Dear Friends,
He is a busy and well-respected rabbi, devoting his entire time to the public, to his important congregation. Everyone – adults and children, the weak and the strong, women and men – know that they will find a listening ear in his office, and much willingness to help.
“Josh called this morning,” his wife wrote to him. “He will be in town tonight and will come over at 8:00 pm to visit us.” Josh is a wealthy and respectable person, who also has a generous heart and donates willingly and generously to the rabbi’s activities. Such a message, first thing in the morning, made him happy. He also realized that this is an opportunity that does not arise every day, and that he must prepare properly. “We ought to make sure that the children go to sleep early tonight. And please make your wonderful strudel. It’s a very important meeting,” he wrote back to his wife.
The rabbi came home earlier than usual that day. He was there during the hectic time of supper, showers and bedtime. By 7:30 the house was quiet. His wife went out for a few moments to the store, and he set the table, putting out the inviting strudel. At 8:00, on the dot, the doorbell rang. Spruced up and wearing a tie, he opened the door, calling out a hearty “Bruchim Haba’im!” (Welcome!). But, to his surprise, it was not Josh who was standing there, but his wife, the Rebbetzin, also elegantly dressed, who said, smiling a trifle shyly, “Josh won’t come. Josh didn’t even call. It’s only me. I just wanted to have a meeting with you.”
He understood the point immediately. With his heart filled with a mixture of shame and pain, as well as with inner joy that he had such a wise wife. She had found the way to explain to him that in addition to the congregation and the important public he serves, he also has a dear wife, who spends most of the time waiting.
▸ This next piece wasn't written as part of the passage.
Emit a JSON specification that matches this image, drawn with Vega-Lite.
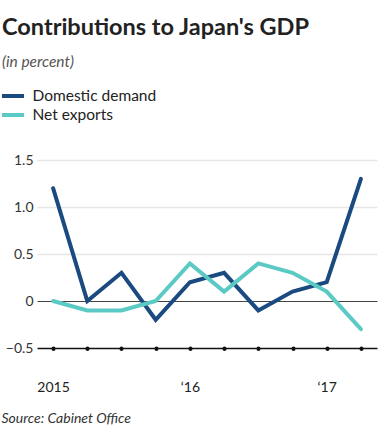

“And he will atone for himself and for his household and for all the congregation of Yisrael.” This is what the Torah says at the beginning of this week’s Parasha, when describing the service and the mitzvahs of the Cohen Gadol (High Priest) on Yom Kippur. Yes – in those words. On Yom Kippur the Cohen is busy caring for the Jewish People. On his shoulders rests an entire nation, which is looking up to him and praying for his success, that he should achieve forgiveness and atonement for everyone; that he should succeed in his task so that all of them will be sealed in the Book of Life for good, healthy lives. Everyone is fasting, himself included. They are all outside of the Beit HaMikdash, and he goes in in order to atone for them, for his brothers and sisters, men, women and children, his people. And precisely during those great moments, precisely when he is busy with the most important service of the year, the Torah tells him in the clearest way possible: there are priorities in life. Atone for yourself, and then for you wife and children, and only afterwards atone for the rest of the Jewish People.
Chazal said in tractate Yoma, (44b): “and he will atone for himself and for his household and for all the congregation of Israel – his atonement comes before his household’s atonement. His household’s atonement comes before the atonement of his brothers, the Cohanim. And the atonement for his brothers the Cohanim comes before the atonement for the entire Jewish People.” On the first page of tractate Yoma it says, “And he will atone for himself and for his household – his household means his wife.”
To express it more simply: a person who wants to save a sinking ship, must first of all make sure that his ship is very stable, otherwise he will drown with everyone else.